_WHAT NEEDS TO BE DONE:_ Set down, word for word, only the lines from the start of the records through the line bearing "Chart.register(...registerables);"; include no pictures.

[start of DATA FOR THIS EXERCISE]

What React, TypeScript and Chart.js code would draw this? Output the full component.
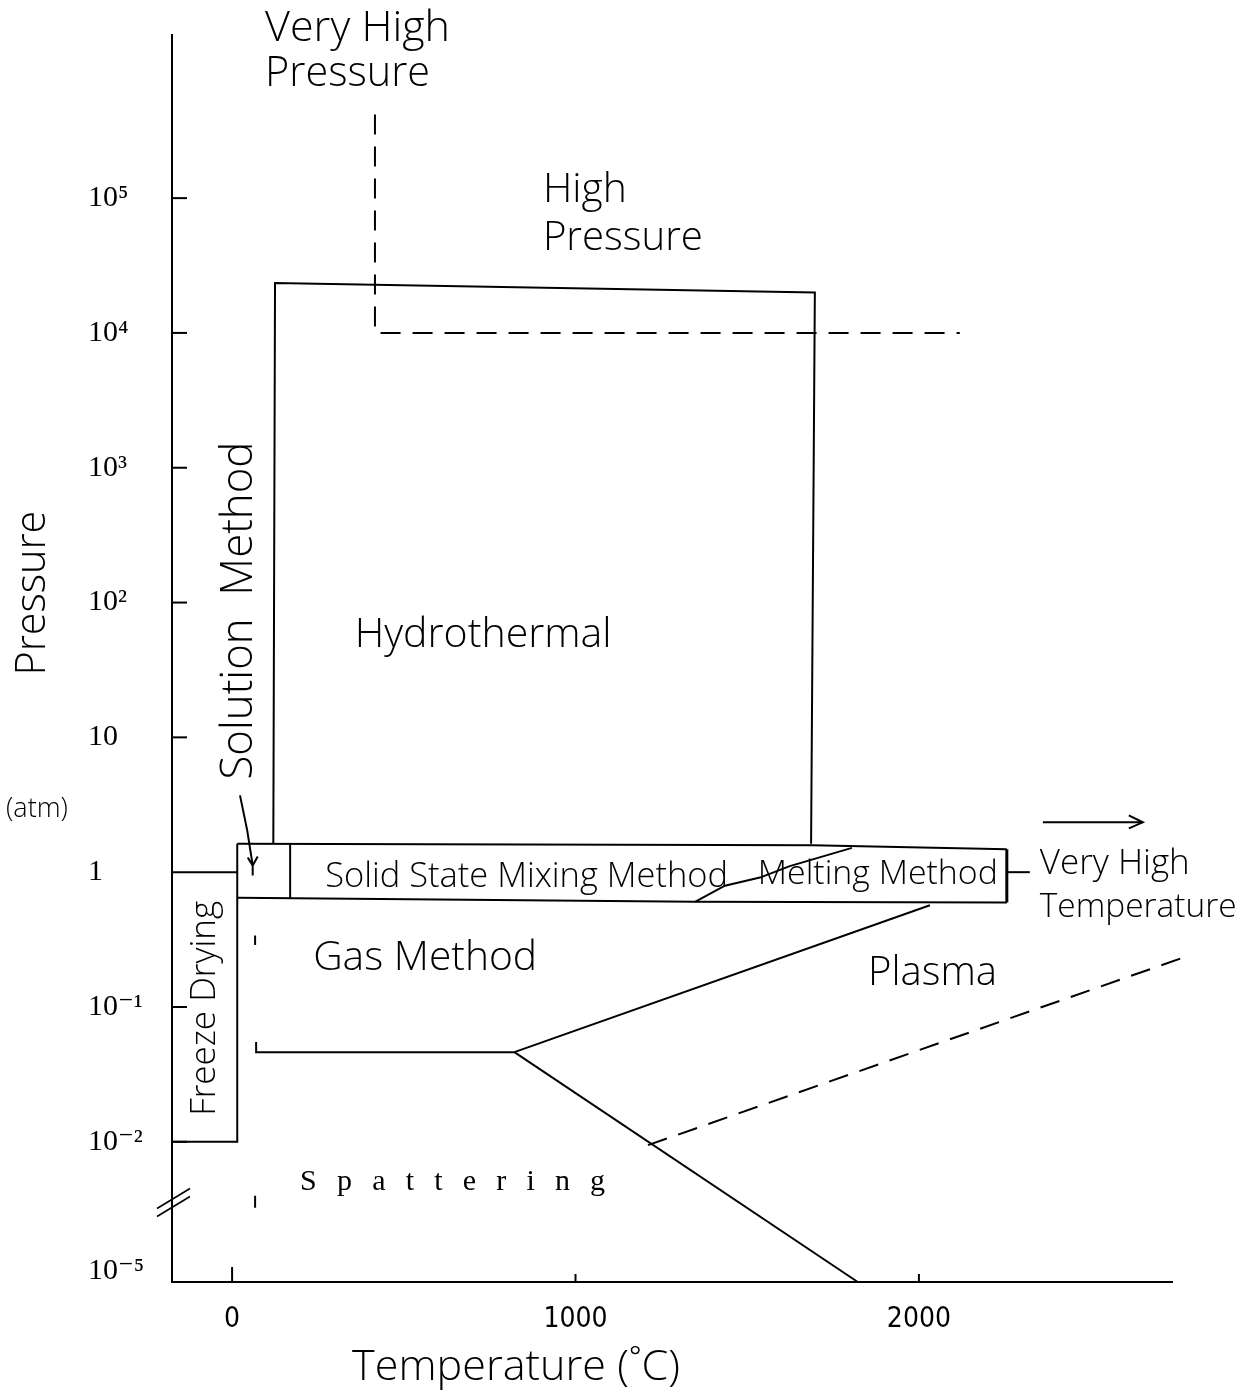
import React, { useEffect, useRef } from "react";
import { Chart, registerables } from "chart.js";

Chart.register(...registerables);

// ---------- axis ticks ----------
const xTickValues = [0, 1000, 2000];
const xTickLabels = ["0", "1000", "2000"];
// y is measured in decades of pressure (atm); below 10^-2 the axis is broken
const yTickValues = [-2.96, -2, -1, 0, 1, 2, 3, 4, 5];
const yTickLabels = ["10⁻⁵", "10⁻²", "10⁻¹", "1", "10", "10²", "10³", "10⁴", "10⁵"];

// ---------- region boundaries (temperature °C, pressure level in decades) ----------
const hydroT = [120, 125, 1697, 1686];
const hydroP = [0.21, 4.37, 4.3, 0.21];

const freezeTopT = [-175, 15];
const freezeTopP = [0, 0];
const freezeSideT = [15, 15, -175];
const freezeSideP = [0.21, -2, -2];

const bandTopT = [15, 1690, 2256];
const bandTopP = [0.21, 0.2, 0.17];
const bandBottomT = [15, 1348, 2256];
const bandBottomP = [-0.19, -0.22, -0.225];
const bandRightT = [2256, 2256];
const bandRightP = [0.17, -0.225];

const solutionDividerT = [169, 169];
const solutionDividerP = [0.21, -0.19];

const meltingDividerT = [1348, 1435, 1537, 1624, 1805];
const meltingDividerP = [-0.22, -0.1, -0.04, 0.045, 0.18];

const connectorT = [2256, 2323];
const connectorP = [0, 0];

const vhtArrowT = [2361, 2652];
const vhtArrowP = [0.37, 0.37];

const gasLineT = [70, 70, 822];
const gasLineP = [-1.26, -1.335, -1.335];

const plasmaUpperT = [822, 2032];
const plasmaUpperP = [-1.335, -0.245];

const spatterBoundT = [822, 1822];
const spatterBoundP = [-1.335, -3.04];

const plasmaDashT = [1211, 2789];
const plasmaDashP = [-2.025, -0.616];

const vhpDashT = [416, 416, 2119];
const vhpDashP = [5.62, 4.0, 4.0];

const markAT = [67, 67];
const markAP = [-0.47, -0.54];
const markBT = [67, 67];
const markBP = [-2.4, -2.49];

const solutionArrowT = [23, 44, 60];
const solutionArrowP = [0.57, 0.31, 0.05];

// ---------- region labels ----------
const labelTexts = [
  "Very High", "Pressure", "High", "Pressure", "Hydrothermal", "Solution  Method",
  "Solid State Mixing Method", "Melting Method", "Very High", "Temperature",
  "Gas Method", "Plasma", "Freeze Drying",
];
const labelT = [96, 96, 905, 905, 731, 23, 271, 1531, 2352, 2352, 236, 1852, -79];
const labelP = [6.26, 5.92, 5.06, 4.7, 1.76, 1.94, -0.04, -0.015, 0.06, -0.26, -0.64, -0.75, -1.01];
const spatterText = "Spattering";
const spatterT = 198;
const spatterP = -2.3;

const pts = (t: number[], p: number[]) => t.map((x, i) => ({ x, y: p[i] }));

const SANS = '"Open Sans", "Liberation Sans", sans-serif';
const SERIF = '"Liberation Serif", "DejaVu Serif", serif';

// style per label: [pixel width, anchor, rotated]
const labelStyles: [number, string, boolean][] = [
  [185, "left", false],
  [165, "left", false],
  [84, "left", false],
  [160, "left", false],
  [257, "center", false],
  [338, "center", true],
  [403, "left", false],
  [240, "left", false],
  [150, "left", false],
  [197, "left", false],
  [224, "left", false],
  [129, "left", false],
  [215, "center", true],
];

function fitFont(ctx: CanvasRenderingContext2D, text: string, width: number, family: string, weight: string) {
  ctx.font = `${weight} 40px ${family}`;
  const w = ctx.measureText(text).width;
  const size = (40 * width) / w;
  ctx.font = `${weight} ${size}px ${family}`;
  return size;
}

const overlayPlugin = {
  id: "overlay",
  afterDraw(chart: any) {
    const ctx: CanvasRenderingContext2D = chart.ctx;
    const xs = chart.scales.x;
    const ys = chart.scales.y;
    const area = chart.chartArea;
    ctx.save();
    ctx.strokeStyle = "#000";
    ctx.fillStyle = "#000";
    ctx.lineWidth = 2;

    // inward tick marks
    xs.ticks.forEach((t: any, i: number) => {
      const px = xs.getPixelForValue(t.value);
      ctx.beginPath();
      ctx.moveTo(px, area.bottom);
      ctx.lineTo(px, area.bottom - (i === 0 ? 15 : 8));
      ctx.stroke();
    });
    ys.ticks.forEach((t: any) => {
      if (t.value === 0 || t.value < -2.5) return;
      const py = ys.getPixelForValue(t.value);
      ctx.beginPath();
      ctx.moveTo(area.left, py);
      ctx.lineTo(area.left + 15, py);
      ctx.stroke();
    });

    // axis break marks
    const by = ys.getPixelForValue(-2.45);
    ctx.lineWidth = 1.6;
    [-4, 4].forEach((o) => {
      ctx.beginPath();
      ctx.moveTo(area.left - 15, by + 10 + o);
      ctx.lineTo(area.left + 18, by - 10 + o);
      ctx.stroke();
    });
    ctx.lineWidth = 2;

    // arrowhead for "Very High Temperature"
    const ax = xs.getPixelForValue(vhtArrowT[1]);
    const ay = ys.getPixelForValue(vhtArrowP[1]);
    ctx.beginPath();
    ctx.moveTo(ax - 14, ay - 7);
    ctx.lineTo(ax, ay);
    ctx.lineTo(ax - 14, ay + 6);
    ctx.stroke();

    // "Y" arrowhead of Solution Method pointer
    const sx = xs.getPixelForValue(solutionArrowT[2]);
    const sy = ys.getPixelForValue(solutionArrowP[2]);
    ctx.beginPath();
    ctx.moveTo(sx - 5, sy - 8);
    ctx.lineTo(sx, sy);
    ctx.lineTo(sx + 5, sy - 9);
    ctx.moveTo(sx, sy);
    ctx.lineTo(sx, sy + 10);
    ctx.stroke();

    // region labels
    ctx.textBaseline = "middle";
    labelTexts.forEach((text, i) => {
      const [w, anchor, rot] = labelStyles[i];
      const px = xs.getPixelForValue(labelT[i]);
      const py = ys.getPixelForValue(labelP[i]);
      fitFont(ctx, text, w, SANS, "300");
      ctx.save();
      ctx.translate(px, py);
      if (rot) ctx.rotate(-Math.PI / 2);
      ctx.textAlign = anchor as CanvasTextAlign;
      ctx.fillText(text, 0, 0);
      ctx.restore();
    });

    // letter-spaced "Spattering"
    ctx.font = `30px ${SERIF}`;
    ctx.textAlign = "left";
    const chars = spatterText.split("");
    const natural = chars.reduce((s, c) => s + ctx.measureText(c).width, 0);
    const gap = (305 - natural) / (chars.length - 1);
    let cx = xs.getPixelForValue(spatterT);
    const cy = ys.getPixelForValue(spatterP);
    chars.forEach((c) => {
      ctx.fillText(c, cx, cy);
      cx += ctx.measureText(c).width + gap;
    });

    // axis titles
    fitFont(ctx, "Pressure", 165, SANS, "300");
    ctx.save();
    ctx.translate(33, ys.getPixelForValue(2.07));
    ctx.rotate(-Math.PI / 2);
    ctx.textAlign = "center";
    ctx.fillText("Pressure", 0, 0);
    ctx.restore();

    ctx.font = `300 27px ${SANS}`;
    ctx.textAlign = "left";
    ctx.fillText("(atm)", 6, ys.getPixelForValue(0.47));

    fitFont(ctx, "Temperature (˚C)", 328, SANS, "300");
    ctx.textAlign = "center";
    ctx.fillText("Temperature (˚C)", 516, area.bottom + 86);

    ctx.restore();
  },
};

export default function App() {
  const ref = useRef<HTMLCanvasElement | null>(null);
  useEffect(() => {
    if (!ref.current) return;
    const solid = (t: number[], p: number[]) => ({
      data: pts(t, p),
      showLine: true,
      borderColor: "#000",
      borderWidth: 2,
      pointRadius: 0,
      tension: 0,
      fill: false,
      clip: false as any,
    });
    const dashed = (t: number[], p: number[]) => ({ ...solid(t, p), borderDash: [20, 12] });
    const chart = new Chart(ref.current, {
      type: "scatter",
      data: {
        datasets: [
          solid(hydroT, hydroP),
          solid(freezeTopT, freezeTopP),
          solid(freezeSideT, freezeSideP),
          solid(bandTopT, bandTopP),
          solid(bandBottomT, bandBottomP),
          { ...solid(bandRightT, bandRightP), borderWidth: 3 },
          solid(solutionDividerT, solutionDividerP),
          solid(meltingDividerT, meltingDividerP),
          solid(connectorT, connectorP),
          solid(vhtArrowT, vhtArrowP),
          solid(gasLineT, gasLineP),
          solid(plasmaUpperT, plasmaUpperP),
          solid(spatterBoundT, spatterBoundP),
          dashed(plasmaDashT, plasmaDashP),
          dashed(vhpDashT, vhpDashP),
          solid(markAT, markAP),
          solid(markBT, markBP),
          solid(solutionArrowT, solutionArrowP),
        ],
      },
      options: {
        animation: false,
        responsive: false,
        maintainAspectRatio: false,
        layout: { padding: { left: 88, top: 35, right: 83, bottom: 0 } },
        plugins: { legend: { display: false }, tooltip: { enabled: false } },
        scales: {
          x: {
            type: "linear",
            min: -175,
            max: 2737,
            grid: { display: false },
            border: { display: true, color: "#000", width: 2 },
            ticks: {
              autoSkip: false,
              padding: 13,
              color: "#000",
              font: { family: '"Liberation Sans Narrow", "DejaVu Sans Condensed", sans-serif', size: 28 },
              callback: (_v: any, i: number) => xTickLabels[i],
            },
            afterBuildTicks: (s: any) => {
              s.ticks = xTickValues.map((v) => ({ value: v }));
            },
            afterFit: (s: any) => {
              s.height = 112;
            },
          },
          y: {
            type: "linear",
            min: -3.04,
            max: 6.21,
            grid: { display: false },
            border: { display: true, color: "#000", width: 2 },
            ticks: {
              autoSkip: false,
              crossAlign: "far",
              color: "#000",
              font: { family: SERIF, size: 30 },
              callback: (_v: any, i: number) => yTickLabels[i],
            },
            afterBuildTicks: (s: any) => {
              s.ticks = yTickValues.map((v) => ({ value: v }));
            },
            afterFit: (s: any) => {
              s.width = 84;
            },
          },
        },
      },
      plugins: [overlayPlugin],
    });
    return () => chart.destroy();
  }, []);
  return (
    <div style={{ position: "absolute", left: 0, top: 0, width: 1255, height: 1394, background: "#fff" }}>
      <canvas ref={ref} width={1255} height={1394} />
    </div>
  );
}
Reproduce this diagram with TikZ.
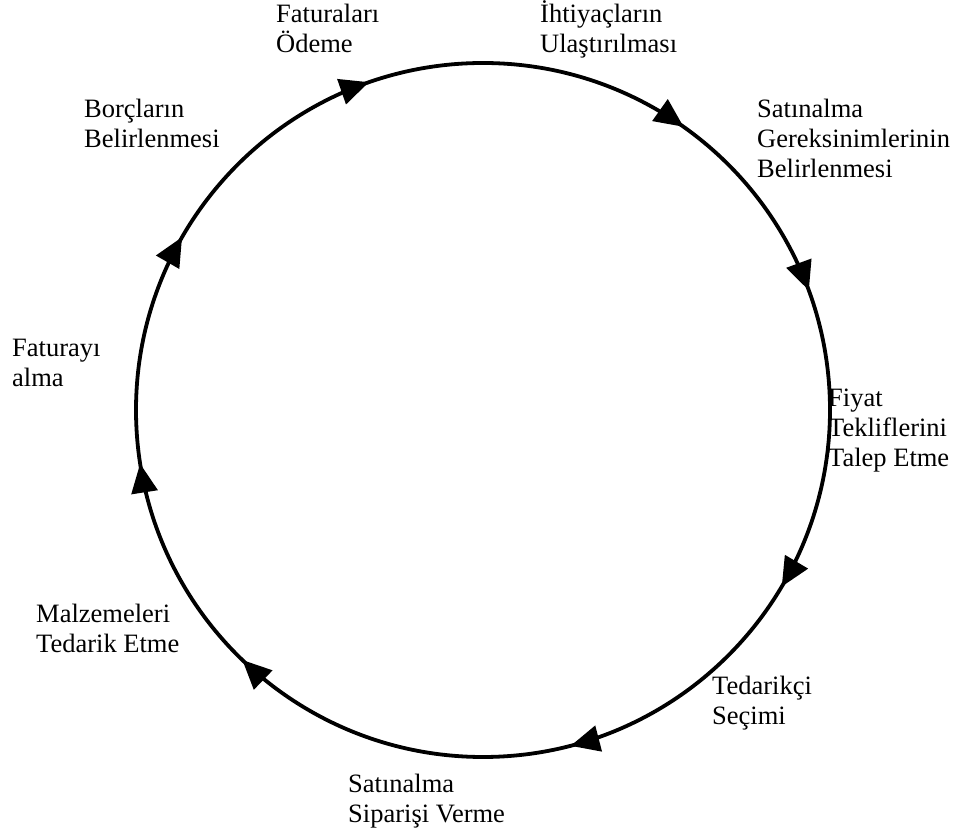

[end of DATA FOR THIS EXERCISE]

_FINAL ANSWER:_
What React, TypeScript and Chart.js code would draw this? Output the full component.
import React, { useEffect, useRef } from "react";
import { Chart, registerables } from "chart.js";

Chart.register(...registerables);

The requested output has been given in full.